For the last few years, since taking up a more prominent role on the Israeli political landscape, Merav Michaeli has had at least one clear accomplishment – she has managed to get people to think about language and gender.
Hebrew is a language defined by gender. When speaking to a man, you say something one way and when speaking to a woman, another way. When speaking to groups of people – men and women – the common form of speech is to use male terms. Michaeli has pushed back on conformity and uses both female and male terms in her speeches.
Has this made Israel a more equal society? Has it improved women’s rights? Is there less discrimination based on sex?
According to the results of the last election, it doesn’t seem so. There will be just nine women in the coalition and maybe a handful of ministers. Two parties – United Torah Judaism and Shas – have no women in their ranks at all.
Well, at least Michaeli speaks the way she does.
This is relevant because she has completely failed as the leader of Labor. Her party dropped from seven seats to four in the election on Tuesday. The historic Labor that built the state and once ran this country, is now a tiny fringe party made up of a group of people focused on narrow social issues.

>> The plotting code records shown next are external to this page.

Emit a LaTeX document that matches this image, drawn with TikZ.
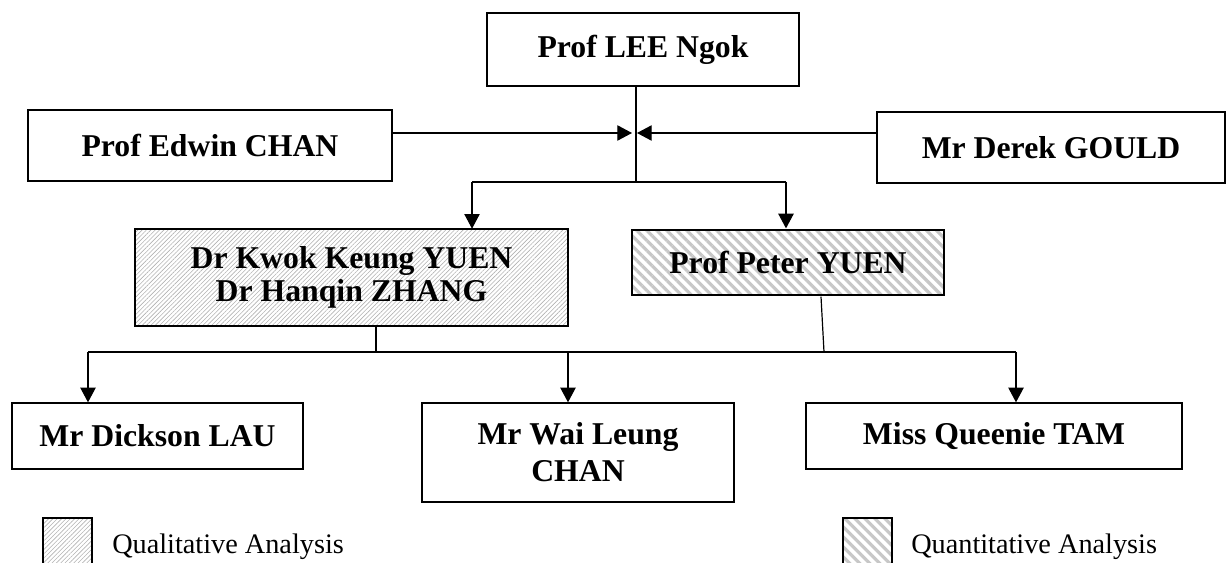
\documentclass[tikz,border=0pt]{standalone}
\usepackage{fontspec}
\setmainfont{Liberation Serif}
\usetikzlibrary{arrows.meta,patterns.meta,calc}
\begin{document}
\begin{tikzpicture}[x=0.75pt,y=-0.75pt,
  box/.style={draw, line width=1pt, inner sep=0pt, align=center,
    font=\fontsize{23.8}{27.6}\selectfont\bfseries},
  conn/.style={line width=0.9pt},
  arr/.style={conn, -{Triangle[length=11pt,width=11.5pt]}},
  qual/.style={pattern={Lines[angle=45,distance=2.3pt,line width=0.45pt]}, pattern color=black!30},
  quant/.style={pattern={Lines[angle=-45,distance=5.3pt,line width=2.4pt]}, pattern color=black!22},
  legend/.style={font=\fontsize{21.2}{24}\selectfont, anchor=base west, inner sep=0pt}
]
\useasboundingbox (0,0) rectangle (1228,563);

% boxes
\node[box, minimum width=234pt, minimum height=54.75pt] (lee) at (643,49.5) {\raisebox{2pt}{Prof LEE Ngok}};
\node[box, minimum width=273pt, minimum height=53.25pt] (edwin) at (210,145.5) {Prof Edwin CHAN};
\node[box, minimum width=261pt, minimum height=53.25pt] (derek) at (1051,147.5) {Mr Derek GOULD};
\node[box, qual, minimum width=324.75pt, minimum height=72.75pt,
  font=\fontsize{23.8}{24.75}\selectfont\bfseries] (kwok) at (351.5,277.5) {Dr Kwok Keung YUEN\\Dr Hanqin ZHANG};
\node[box, quant, minimum width=234pt, minimum height=48.75pt] (peter) at (788,262.5) {Prof Peter YUEN};
\node[box, minimum width=218.25pt, minimum height=49.5pt] (dickson) at (157.5,436) {Mr Dickson LAU};
\node[box, minimum width=234pt, minimum height=74.25pt,
  font=\fontsize{23.8}{27.75}\selectfont\bfseries] (wai) at (578,452.5) {Mr Wai Leung\\CHAN};
\node[box, minimum width=282pt, minimum height=49.5pt] (queenie) at (994,436) {Miss Queenie TAM};

% connectors, top level
\coordinate (jt) at (636,133);
\coordinate (jb) at (636,182);
\coordinate (bl) at (472,182);
\coordinate (br) at (786,182);
\draw[conn] (lee.south -| jb) -- (jb);
\draw[arr] (edwin.east |- jt) -- ($(jt)+(-4,0)$);
\draw[arr] (derek.west |- jt) -- ($(jt)+(1,0)$);
\draw[conn] (bl) -- (br);
\draw[arr] (bl) -- (bl |- kwok.north);
\draw[arr] (br) -- (br |- peter.north);

% connectors, second level
\coordinate (kb) at (376,352);
\coordinate (pb) at (824,352);
\coordinate (ll) at (88,352);
\coordinate (mm) at (568,352);
\coordinate (rr) at (1016,352);
\draw[conn] (kb |- kwok.south) -- (kb);
\draw[conn] ($(peter.south)+(33,0)$) -- (pb);
\draw[conn] (ll) -- (rr);
\draw[arr] (ll) -- (ll |- dickson.north);
\draw[arr] (mm) -- (mm |- wai.north);
\draw[arr] (rr) -- (rr |- queenie.north);

% legend
\node[draw, line width=1pt, qual, inner sep=0pt, minimum width=36.75pt, minimum height=36pt] (qlbox) at (67.5,542) {};
\node[legend] (qltext) at (112,553) {Qualitative Analysis};
\node[draw, line width=1pt, quant, inner sep=0pt, minimum width=36.75pt, minimum height=36pt] (qnbox) at (867.5,542) {};
\node[legend] (qntext) at (911,553) {Quantitative Analysis};
\end{tikzpicture}
\end{document}
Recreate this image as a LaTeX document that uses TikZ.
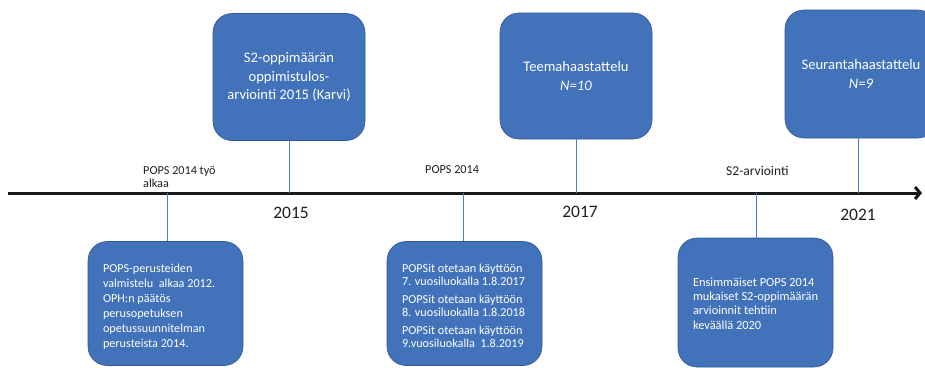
\documentclass[tikz,border=0pt]{standalone}
\usepackage{fontspec}
\setmainfont{Carlito}
\usetikzlibrary{arrows.meta}
\definecolor{boxfill}{RGB}{66,114,186}
\definecolor{boxedge}{RGB}{50,86,148}
\definecolor{linkblue}{RGB}{80,124,200}
\definecolor{labelgray}{RGB}{30,30,30}
\begin{document}
\begin{tikzpicture}[x=1pt,y=-1pt,
  event/.style={draw=boxedge,line width=0.6pt,fill=boxfill,rounded corners=19pt,
    text=white,inner sep=0pt},
  topbox/.style={event,minimum width=152pt,minimum height=127pt,align=center,
    font=\fontsize{14.6}{18.5}\selectfont},
  lowbox/.style={event,minimum width=155pt,align=left},
  link/.style={draw=linkblue,line width=0.8pt},
  note/.style={text=labelgray,font=\fontsize{12.2}{13.5}\selectfont,align=left,inner sep=0pt},
  year/.style={text=labelgray,font=\fontsize{17.5}{19}\selectfont,inner sep=0pt}]
\useasboundingbox (0,0) rectangle (925,367);
\begin{scope}
\clip (0,0) rectangle (925,367);

% main time axis
\coordinate (axisstart) at (8,193);
\coordinate (axisend) at (922,193);
\draw[line width=3pt,color=black!90,-{Straight Barb[length=5pt,width=12pt]}] (axisstart) -- (axisend);

% points on the axis
\coordinate (t1) at (167,193);
\coordinate (t2) at (289,193);
\coordinate (t3) at (463,193);
\coordinate (t4) at (576,193);
\coordinate (t5) at (756,193);
\coordinate (t6) at (858,193);

% events above the axis
\node[topbox] (karvi) at (289,77) {S2-oppimäärän\\oppimistulos-\\arviointi 2015 (Karvi)};
\node[topbox,minimum height=126pt] (teema) at (576,76) {Teemahaastattelu\\\textit{N=10}};
\node[topbox,minimum height=128pt] (seuranta) at (861,74) {Seurantahaastattelu\\\textit{N=9}};

% events below the axis
\node[lowbox,minimum height=124pt,font=\fontsize{12.2}{15}\selectfont] (perusteet) at (165.5,303.5)
  {\hspace*{15pt}\raisebox{-3pt}[\height][\depth]{\parbox{140pt}{POPS-perusteiden\\valmistelu\ \ alkaa 2012.\\OPH:n päätös\\perusopetuksen\\opetussuunnitelman\\perusteista 2014.}}};
\node[lowbox,minimum height=124pt,font=\fontsize{12.2}{13}\selectfont] (kayttoon) at (464.5,303.5)
  {\hspace*{15pt}\raisebox{-2.5pt}[\height][\depth]{\parbox{140pt}{POPSit otetaan käyttöön\\7. vuosiluokalla 1.8.2017\\[5pt]POPSit otetaan käyttöön\\8. vuosiluokalla 1.8.2018\\[5pt]POPSit otetaan käyttöön\\9.vuosiluokalla\ \ 1.8.2019}}};
\node[lowbox,minimum height=129pt,font=\fontsize{12.4}{14.2}\selectfont] (arvioinnit) at (755.5,302.5)
  {\hspace*{15pt}\raisebox{-1pt}[\height][\depth]{\parbox{140pt}{Ensimmäiset POPS 2014\\mukaiset S2-oppimäärän\\arvioinnit tehtiin\\keväällä 2020}}};

% connectors
\draw[link] (karvi.south) -- (t2);
\draw[link] (teema.south) -- (t4);
\draw[link] (seuranta.south -| t6) -- (t6);
\draw[link] (t1) -- (perusteet.north -| t1);
\draw[link] (t3) -- (kayttoon.north -| t3);
\draw[link] (t5) -- (arvioinnit.north -| t5);

% axis labels
\node[note,anchor=south west] (tyo) at (143,188) {POPS 2014 työ\\alkaa};
\node[note,anchor=west] (pops) at (425,170) {POPS 2014};
\node[note,anchor=west,font=\fontsize{13.5}{15}\selectfont] (s2arv) at (726,171) {S2-arviointi};
\node[year] (y2015) at (291,213) {2015};
\node[year] (y2017) at (580,212) {2017};
\node[year] (y2021) at (858,215) {2021};
\end{scope}
\end{tikzpicture}
\end{document}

An example of this was seen on Thursday night when Michaeli finally agreed to address the party and the public after the election. Did she take any responsibility? You can already guess the answer.
Playing the blame game
Everyone was to blame for the results of the election except her. It wasn’t her veto of a proposal to merge Labor with Meretz that prevented the other left-wing party from crossing the threshold – and it wasn’t her decision to focus on very little substance in her campaign that brought Labor a mere four seats. Instead, it was all Yesh Atid’s fault and, more specifically, the blame belonged to outgoing Prime Minister Yair Lapid.
The fact that she ignored requests from both Lapid and Meretz’s Zehava Galon to merge in September meant nothing to the Labor Party leader.
“[Lapid] ran an irresponsible campaign that called for strengthening the biggest party,” Michaeli said. “This is what brought down and eliminated Meretz. This is what almost destroyed the Labor Party as well. Lapid was interviewed two days before the elections and said that the Labor Party has no right to exist, essentially attempting to erase it.”
Even if Meretz and Labor had merged, Benjamin Netanyahu would still have a government, she claimed. That final statement was not exactly true. An analysis of the election results reportedly conducted by the National Unity Party showed that had Meretz and Labor merged and had the Arab parties not split, Netanyahu would not have won the election.
Michaeli’s refusal to accept responsibility was a stark contrast to Meretz leader Zehava Galon, who called the result a “disaster for Meretz, a disaster for the country and a disaster for me.”
Galon took responsibility for the failure to pass the electoral threshold and vowed to fight on.
Michaeli’s speech on Thursday was not ignored within her own party. “Leaders make mistakes. A leader should know how to take responsibility and not blame others,” Labor No. 7 Yaya Fink wrote on Twitter.
Former Labor MK and minister Itzik Shmuli called Michaeli’s speech “a lot of meaningless words intended to cover one simple truth.”
What Michaeli showed is that Labor is no different than much of the Israeli political system in her refusal to be held accountable and to admit her mistakes. With Netanyahu on his way back to the Prime Minister’s Office, there is nothing she can really do to change the outcome. But she can stick to the higher level of principles that she claims her party holds by.
Using language for both genders is nice but that does not win elections. Labor is a skeleton of what it once was and is unlikely to return to its glorious past – and that happened under Michaeli’s stewardship. Taking responsibility is sometimes the only respectable step that is left. She should consider it.